I was having my second surgery for breast cancer in eight days. The first one removed the tumor. This second operation was to create a larger margin around the tumor site to prevent the recurrence of cancer. As the scheduled time for my operation stretched from 1:30 p.m. to 3:00 and finally 5:20, I had visions of crêpes flambées and tasty fromages flitting through my head.
Mind you, lying around on a gurney awaiting surgery for four hours is not all peaches and cream. I howled when the nurse inserting the IV couldn’t find a vein. (It took three tries, and wow did it burn.) She took my face in her hands when I burst into tears. “It’s okay to cry,” she said while she held me.
“Why so many of us?” I sobbed. “Why does it happen?”
“The good news,” she said, “is they’re getting closer to a cure.”
We discussed that for a while. Both of us were angry, knowing that too many research programs exist to perpetuate employment for scientists. There is too much scrambling for grants and duplication of effort when there should be more focus on a cure. One in eight women worldwide will have breast cancer. Every thirteen minutes a woman will die because of it.
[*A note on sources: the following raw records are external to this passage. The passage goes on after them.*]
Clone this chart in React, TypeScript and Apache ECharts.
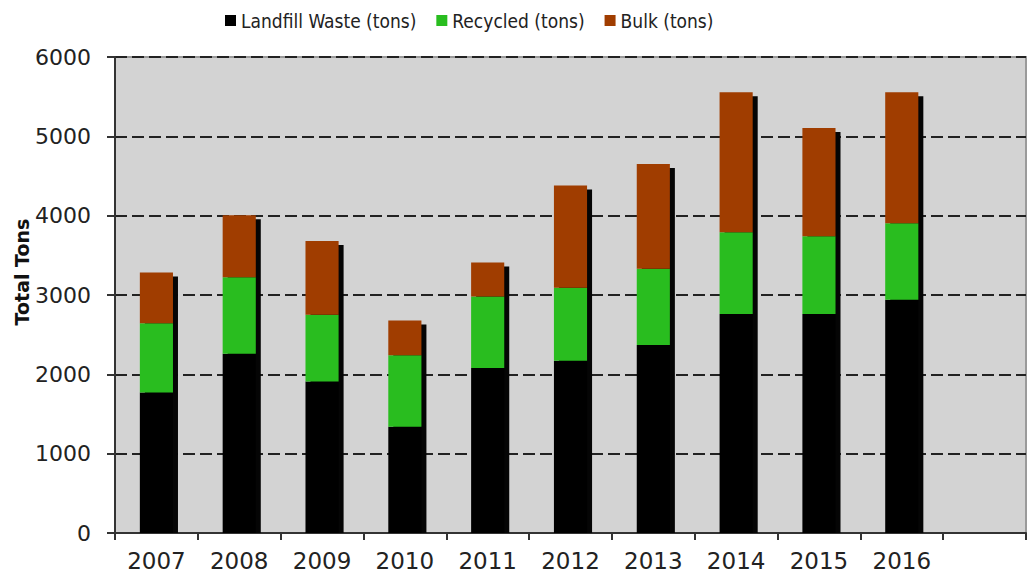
import React, { useEffect, useRef } from "react";
import * as echarts from "echarts";

const years = ["2007", "2008", "2009", "2010", "2011", "2012", "2013", "2014", "2015", "2016"];
const axisCategories = [...years, ""];
const landfill = [1770, 2260, 1910, 1340, 2080, 2170, 2370, 2760, 2760, 2940];
const recycled = [875, 965, 840, 900, 900, 920, 960, 1030, 980, 965];
const bulk = [640, 780, 930, 440, 430, 1290, 1320, 1765, 1365, 1650];
const yTicks = [0, 1000, 2000, 3000, 4000, 5000, 6000];

const seriesNames = ["Landfill Waste (tons)", "Recycled (tons)", "Bulk (tons)"];
const colors = ["#000000", "#29bd1f", "#a03d00"];

export default function App() {
  const ref = useRef<HTMLDivElement>(null);
  useEffect(() => {
    if (!ref.current) return;
    const chart = echarts.init(ref.current, null, { renderer: "svg" });
    const totals = years.map((_, i) => [i, landfill[i] + recycled[i] + bulk[i]]);
    const font = "DejaVu Sans, Verdana, sans-serif";
    const legendFont = "DejaVu Sans Condensed, DejaVu Sans, sans-serif";
    chart.setOption({
      animation: false,
      backgroundColor: "#ffffff",
      textStyle: { fontFamily: font },
      legend: {
        data: seriesNames,
        left: 220,
        top: 6,
        itemWidth: 11,
        itemHeight: 11,
        itemGap: 20,
        icon: "rect",
        textStyle: { fontSize: 19, color: "#222", fontFamily: legendFont },
      },
      grid: {
        left: 115,
        top: 57,
        right: 6,
        bottom: 45,
        show: true,
        backgroundColor: "#d3d3d3",
        borderColor: "#9a9a9a",
        borderWidth: 2,
      },
      graphic: [
        {
          type: "text",
          x: 22,
          y: 272,
          rotation: Math.PI / 2,
          style: {
            text: "Total Tons",
            fontSize: 19,
            fontWeight: "bold",
            fontFamily: font,
            fill: "#111",
            textAlign: "center",
            textVerticalAlign: "middle",
          },
        },
      ],
      xAxis: {
        type: "category",
        data: axisCategories,
        boundaryGap: true,
        axisLine: { lineStyle: { color: "#333", width: 2 } },
        axisTick: { show: true, length: 7, lineStyle: { color: "#333", width: 2 } },
        axisLabel: { fontSize: 23, color: "#222", margin: 16, fontFamily: font, interval: 0 },
        splitLine: { show: false },
      },
      yAxis: {
        type: "value",
        min: yTicks[0],
        max: yTicks[yTicks.length - 1],
        interval: 1000,
        axisLine: { show: true, lineStyle: { color: "#333", width: 2 } },
        axisTick: { show: true, length: 8, lineStyle: { color: "#333", width: 2 } },
        axisLabel: {
          fontSize: 22,
          color: "#222",
          margin: 24,
          fontFamily: font,
          formatter: (v: number) => String(v),
        },
        splitLine: {
          show: true,
          lineStyle: { color: "#222", width: 2, type: [12, 5] },
        },
      },
      series: [
        {
          type: "custom",
          name: "shadow",
          z: 1,
          silent: true,
          data: totals,
          encode: { x: 0, y: 1 },
          renderItem: (params: any, api: any) => {
            const idx = api.value(0);
            const total = api.value(1);
            const top = api.coord([idx, total]);
            const bottom = api.coord([idx, 0]);
            const w = api.size([1, 0])[0] * 0.4;
            return {
              type: "rect",
              shape: {
                x: top[0] - w / 2 + 5,
                y: top[1] + 4,
                width: w,
                height: bottom[1] - top[1] - 4,
              },
              style: { fill: "#050505" },
            };
          },
        },
        {
          type: "bar",
          name: seriesNames[0],
          stack: "total",
          barWidth: "40%",
          z: 3,
          data: landfill,
          itemStyle: { color: colors[0] },
        },
        {
          type: "bar",
          name: seriesNames[1],
          stack: "total",
          barWidth: "40%",
          z: 3,
          data: recycled,
          itemStyle: { color: colors[1] },
        },
        {
          type: "bar",
          name: seriesNames[2],
          stack: "total",
          barWidth: "40%",
          z: 3,
          data: bulk,
          itemStyle: { color: colors[2] },
        },
      ],
    });
    return () => chart.dispose();
  }, []);
  return (
    <div
      ref={ref}
      style={{ position: "fixed", left: 0, top: 0, width: 1032, height: 578 }}
    />
  );
}
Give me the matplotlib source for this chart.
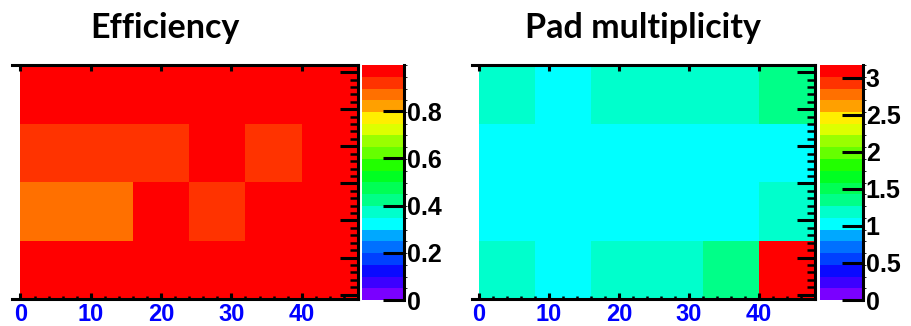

The nurse and I both noted something else. Of the thirteen women I’ve spoken to about their own experiences, eleven have been stricken in the left breast. The nurse, one who travels “on assignment” throughout the country, has noticed the same. “Why,” she said, “is it always on the left?”
Nobody can say. And wouldn’t you know it, I’ve come to that portion of Julia’s book where she describes roasting a full-breasted duck with minced shallots and wine. How’s that for an ending to today’s blog?